The construction of ethane export terminals shouldn’t be considered the be-all, end-all of ethane exports, according to the report. If the market proved too limited to necessitate these facilities, ethane could still be exported out of the U.S. via injection into LNG.
“According to RBN Energy, global LNG is typically sold with an average British thermal unit (BTU) content above U.S. natural gas pipeline quality. Hence, ethane (and/or other NGLs) could theoretically be injected and (indirectly) exported along with LNG,” the report said.
However, given the likelihood that ethane will trade higher than methane on a BTU basis once the new crackers are in place, it is unlikely that ethane would be injected into LNG since a higher netback would be received by selling pure methane instead.

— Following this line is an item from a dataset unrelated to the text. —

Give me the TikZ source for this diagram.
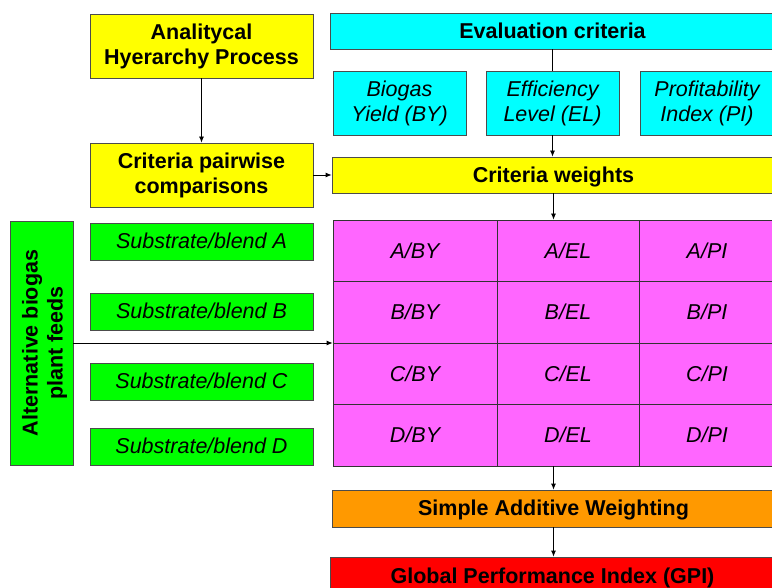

Aside from Mariner East, no ethane export terminal has been announced, but Enterprise Products Partners, Sunoco Logistics and Targa Resources Partners officials announced they are considering the possibility of building such terminals along the Gulf Coast. The Sunoco Logistics would export volumes from its Mariner South project. “We believe it is highly likely that Enterprise will announce a new ethane export terminal [along] the Gulf Coast this year,” the report said.
Wells Fargo Securities anticipates that if sufficient ethane export capacity were constructed to eliminate the near-term supply glut, it would increase prices to nearly 50 cents per gallon.